*RAW DATA*

--- --- ---

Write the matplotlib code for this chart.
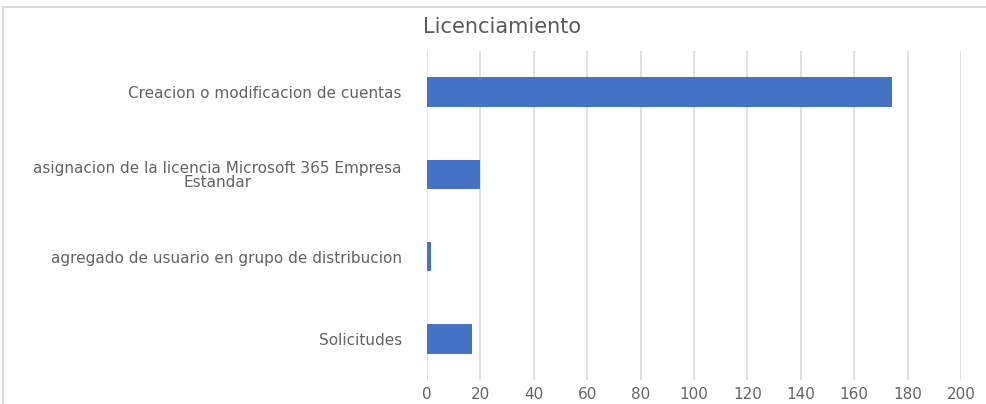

--- --- ---

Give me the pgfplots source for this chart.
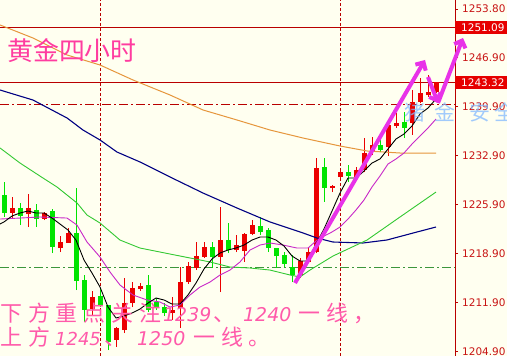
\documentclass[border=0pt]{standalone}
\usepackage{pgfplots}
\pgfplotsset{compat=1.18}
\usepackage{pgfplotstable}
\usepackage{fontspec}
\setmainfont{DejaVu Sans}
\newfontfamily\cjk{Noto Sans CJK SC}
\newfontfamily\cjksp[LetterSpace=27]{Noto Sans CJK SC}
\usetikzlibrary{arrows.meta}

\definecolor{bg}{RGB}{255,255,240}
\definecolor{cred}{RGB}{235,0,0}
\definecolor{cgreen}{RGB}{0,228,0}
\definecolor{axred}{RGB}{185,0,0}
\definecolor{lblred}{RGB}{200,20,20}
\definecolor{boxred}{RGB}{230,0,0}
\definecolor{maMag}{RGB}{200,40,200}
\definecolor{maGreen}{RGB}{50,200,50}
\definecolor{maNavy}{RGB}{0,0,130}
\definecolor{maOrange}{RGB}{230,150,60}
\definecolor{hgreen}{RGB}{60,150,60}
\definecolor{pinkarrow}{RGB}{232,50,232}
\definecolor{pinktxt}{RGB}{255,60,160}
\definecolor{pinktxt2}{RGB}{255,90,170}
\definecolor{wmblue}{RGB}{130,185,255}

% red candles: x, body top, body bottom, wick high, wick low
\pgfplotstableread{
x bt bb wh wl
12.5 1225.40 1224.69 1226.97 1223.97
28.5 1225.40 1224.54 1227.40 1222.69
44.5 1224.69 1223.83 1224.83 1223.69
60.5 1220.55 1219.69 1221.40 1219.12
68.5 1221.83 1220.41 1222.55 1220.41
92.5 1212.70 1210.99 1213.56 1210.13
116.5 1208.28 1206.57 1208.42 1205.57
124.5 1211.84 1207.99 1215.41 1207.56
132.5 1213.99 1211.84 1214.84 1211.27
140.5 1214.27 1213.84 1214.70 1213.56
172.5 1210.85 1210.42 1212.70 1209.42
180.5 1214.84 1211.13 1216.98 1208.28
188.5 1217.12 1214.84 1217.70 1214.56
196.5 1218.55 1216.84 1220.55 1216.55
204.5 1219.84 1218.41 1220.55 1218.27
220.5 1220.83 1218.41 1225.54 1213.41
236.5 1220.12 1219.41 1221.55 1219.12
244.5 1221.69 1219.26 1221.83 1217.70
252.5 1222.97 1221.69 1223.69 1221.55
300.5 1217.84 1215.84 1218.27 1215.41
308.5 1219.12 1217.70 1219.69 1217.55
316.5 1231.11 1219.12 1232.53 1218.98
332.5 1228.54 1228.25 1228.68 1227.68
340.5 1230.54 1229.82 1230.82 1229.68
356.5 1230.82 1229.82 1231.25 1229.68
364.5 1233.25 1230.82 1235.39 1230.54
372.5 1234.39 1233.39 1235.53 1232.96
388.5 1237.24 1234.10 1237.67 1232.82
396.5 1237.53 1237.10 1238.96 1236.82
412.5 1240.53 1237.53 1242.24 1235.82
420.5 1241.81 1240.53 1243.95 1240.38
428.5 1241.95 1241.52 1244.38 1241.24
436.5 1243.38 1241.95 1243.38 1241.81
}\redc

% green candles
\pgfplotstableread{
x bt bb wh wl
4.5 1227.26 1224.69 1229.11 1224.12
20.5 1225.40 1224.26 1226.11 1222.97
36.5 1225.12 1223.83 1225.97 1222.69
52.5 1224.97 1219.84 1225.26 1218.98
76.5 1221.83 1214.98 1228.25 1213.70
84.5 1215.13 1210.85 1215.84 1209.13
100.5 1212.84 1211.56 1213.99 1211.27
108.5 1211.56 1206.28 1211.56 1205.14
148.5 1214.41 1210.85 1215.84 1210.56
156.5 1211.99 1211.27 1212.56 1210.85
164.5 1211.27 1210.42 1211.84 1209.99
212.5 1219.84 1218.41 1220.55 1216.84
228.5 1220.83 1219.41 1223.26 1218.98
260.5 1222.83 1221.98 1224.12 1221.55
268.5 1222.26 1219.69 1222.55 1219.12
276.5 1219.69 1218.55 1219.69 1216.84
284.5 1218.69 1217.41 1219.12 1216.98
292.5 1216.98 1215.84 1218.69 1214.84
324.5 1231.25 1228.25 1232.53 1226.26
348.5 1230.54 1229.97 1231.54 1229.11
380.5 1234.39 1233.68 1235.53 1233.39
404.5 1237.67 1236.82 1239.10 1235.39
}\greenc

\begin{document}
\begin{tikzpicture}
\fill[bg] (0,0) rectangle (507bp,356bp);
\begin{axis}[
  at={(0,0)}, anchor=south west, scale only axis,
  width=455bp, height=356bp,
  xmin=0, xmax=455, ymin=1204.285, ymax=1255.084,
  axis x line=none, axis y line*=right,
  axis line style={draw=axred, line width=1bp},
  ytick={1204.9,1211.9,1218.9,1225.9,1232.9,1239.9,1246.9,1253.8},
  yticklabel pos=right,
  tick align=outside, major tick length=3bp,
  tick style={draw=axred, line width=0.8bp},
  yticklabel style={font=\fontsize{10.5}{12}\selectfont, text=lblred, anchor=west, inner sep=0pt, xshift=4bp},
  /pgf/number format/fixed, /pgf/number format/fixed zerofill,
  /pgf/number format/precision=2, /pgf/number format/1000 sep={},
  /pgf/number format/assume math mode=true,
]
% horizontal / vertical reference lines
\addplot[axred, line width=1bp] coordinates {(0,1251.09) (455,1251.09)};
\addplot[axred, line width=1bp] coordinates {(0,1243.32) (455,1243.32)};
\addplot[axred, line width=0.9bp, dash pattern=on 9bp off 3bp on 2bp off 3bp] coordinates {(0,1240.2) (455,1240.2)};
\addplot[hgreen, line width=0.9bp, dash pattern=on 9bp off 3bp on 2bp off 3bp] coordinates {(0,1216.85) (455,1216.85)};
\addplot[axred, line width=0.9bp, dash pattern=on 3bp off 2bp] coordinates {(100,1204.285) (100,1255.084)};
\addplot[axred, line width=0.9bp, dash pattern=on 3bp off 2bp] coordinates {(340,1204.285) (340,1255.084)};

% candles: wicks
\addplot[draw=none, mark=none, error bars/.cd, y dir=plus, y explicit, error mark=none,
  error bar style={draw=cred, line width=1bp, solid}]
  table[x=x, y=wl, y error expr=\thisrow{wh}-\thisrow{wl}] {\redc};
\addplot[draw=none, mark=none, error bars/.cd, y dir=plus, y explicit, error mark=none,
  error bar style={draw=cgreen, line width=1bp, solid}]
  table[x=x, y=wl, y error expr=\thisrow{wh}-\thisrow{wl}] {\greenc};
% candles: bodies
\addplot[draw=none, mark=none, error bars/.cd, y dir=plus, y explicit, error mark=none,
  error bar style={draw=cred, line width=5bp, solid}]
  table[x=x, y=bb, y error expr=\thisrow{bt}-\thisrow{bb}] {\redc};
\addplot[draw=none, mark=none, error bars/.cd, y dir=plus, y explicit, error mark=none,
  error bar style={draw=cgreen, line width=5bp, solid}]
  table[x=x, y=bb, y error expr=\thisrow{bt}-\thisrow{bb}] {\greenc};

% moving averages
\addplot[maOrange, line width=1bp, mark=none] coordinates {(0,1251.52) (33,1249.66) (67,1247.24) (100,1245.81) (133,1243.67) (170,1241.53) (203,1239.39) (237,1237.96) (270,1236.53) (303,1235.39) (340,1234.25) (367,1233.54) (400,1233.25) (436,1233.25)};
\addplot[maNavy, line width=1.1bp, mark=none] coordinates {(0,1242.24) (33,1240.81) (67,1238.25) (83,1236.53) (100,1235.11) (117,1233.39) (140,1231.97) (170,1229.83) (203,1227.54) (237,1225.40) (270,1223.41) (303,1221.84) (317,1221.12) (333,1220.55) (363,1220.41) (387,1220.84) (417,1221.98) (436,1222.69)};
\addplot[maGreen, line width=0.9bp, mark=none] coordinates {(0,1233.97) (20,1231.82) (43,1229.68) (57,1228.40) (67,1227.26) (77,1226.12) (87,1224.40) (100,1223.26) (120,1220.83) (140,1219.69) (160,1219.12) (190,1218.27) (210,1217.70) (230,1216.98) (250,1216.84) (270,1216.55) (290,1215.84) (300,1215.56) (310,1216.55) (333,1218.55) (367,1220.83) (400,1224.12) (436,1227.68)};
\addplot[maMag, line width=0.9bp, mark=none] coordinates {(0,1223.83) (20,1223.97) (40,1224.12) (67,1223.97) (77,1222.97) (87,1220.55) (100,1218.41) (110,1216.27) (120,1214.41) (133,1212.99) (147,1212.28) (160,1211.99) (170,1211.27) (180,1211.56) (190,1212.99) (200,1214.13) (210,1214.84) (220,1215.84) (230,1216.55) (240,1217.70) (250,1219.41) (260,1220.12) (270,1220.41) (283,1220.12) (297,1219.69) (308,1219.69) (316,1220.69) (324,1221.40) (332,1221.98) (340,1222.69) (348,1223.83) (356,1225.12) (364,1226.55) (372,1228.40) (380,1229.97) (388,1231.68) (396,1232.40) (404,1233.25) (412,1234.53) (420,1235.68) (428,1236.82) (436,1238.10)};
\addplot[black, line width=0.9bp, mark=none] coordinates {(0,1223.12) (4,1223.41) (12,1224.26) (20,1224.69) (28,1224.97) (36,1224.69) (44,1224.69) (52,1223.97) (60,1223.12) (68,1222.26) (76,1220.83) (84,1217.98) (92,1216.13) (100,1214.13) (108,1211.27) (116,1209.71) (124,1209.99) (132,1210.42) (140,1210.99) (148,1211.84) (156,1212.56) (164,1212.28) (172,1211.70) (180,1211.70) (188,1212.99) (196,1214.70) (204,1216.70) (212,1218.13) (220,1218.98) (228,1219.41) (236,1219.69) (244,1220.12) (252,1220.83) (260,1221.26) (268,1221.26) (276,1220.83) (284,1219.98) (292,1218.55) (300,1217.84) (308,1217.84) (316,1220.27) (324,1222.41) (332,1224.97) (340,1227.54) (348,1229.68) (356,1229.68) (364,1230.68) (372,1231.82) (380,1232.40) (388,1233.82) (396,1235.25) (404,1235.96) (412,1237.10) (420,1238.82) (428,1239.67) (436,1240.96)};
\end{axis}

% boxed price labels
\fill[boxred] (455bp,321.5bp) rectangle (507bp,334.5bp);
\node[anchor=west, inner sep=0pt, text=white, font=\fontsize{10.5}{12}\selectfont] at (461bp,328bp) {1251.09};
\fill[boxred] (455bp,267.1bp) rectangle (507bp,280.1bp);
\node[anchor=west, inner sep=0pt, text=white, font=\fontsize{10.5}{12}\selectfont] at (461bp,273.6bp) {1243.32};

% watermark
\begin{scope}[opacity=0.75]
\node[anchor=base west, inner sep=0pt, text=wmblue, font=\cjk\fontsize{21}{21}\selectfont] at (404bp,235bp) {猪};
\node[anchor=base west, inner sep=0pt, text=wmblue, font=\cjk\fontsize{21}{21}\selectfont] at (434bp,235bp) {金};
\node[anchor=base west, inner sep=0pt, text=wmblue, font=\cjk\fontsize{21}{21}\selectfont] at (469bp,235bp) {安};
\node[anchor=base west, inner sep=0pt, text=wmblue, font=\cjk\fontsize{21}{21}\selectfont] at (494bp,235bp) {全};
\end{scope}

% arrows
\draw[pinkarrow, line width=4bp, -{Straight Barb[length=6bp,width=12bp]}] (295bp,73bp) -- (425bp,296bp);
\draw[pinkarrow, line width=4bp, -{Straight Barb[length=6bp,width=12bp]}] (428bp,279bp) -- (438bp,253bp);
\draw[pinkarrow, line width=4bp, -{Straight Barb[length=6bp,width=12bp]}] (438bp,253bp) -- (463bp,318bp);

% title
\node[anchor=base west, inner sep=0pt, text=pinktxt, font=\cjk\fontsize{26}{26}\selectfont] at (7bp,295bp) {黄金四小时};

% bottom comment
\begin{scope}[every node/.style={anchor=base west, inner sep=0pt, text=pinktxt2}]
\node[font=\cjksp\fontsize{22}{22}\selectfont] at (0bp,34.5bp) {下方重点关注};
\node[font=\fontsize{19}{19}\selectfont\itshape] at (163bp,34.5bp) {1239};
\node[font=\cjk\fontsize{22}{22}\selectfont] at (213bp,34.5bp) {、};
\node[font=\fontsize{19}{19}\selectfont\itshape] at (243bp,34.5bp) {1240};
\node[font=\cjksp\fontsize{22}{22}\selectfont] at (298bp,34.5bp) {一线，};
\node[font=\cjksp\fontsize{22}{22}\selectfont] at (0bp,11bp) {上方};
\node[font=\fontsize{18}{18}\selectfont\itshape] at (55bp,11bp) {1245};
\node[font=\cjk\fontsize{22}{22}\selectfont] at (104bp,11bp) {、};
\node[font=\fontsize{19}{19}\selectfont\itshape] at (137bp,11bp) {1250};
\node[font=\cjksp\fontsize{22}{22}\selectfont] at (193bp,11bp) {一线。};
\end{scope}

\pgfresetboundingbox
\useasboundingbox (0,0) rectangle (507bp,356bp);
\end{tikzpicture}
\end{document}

--- --- ---

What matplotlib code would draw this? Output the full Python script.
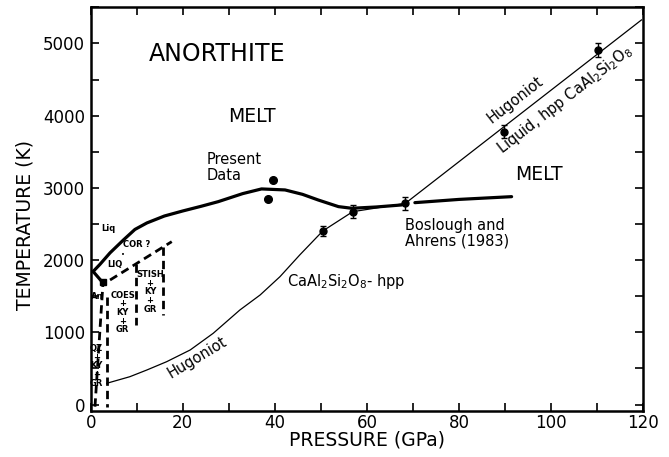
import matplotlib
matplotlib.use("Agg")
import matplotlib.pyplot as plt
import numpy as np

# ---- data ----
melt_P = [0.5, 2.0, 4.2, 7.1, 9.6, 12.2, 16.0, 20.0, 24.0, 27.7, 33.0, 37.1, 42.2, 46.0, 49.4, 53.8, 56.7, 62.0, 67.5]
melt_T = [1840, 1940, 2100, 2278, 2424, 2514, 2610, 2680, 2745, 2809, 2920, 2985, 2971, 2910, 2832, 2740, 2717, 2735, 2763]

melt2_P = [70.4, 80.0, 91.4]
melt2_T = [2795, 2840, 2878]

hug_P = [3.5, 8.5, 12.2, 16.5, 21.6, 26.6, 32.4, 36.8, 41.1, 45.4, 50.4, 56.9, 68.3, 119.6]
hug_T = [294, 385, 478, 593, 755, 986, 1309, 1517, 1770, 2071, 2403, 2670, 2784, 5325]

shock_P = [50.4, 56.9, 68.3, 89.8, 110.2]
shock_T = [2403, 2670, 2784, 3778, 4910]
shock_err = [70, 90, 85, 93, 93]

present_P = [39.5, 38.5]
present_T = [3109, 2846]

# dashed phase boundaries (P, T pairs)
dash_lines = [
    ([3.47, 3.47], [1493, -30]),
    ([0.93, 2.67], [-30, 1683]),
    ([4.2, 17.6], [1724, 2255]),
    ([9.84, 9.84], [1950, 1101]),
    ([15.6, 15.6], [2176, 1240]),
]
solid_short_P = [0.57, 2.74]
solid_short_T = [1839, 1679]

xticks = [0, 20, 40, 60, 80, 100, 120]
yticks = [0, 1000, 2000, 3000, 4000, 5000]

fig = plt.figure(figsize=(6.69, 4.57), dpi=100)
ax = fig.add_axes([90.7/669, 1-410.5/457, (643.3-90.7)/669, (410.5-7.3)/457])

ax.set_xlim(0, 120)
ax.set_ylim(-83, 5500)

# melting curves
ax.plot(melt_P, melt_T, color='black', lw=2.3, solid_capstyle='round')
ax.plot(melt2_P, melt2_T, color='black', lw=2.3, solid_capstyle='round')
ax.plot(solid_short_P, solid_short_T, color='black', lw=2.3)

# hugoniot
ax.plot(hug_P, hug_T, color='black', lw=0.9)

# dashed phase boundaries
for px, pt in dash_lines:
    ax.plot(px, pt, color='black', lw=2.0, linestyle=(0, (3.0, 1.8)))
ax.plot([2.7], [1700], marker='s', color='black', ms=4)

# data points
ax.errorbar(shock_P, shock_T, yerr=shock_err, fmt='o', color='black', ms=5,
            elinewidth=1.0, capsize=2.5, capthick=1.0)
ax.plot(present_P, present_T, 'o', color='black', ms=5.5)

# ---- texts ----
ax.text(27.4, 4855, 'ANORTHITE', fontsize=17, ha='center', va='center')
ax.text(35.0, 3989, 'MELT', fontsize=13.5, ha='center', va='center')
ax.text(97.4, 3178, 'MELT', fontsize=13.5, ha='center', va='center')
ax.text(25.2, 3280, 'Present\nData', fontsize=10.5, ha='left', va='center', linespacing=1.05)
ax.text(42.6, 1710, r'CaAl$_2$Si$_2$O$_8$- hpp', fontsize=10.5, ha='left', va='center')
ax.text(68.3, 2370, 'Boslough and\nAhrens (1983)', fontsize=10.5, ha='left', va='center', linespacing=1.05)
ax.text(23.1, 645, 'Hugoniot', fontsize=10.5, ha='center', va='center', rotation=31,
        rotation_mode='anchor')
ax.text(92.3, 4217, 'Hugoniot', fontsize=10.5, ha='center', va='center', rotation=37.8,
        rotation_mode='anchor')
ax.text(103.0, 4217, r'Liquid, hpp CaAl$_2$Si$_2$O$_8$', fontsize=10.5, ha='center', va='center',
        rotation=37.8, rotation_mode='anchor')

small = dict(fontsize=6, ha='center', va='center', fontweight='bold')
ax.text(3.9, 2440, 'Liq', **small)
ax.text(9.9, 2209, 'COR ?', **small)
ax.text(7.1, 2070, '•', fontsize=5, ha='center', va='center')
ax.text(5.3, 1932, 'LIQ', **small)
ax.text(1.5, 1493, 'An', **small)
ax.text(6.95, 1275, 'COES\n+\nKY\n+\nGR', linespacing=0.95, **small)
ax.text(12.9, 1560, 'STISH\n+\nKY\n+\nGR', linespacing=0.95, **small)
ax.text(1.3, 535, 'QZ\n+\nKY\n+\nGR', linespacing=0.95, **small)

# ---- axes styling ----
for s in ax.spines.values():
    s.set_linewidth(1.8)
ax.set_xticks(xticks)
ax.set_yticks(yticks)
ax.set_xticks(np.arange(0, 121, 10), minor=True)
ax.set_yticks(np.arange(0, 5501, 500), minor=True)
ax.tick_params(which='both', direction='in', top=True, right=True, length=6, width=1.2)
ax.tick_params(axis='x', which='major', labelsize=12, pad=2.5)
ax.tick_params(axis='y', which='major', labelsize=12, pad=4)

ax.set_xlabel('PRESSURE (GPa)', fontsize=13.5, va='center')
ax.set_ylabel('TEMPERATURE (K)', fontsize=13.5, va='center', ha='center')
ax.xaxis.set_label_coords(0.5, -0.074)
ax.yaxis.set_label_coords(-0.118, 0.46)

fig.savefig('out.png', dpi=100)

--- --- ---

*DESCRIPTION OF THE TASK*
Drop the images and output only the lines from the one that contains "What matplotlib code" to the one that contains "2717, 2735, 2763]", both included.

*THE ANSWER*
What matplotlib code would draw this? Output the full Python script.
import matplotlib
matplotlib.use("Agg")
import matplotlib.pyplot as plt
import numpy as np

# ---- data ----
melt_P = [0.5, 2.0, 4.2, 7.1, 9.6, 12.2, 16.0, 20.0, 24.0, 27.7, 33.0, 37.1, 42.2, 46.0, 49.4, 53.8, 56.7, 62.0, 67.5]
melt_T = [1840, 1940, 2100, 2278, 2424, 2514, 2610, 2680, 2745, 2809, 2920, 2985, 2971, 2910, 2832, 2740, 2717, 2735, 2763]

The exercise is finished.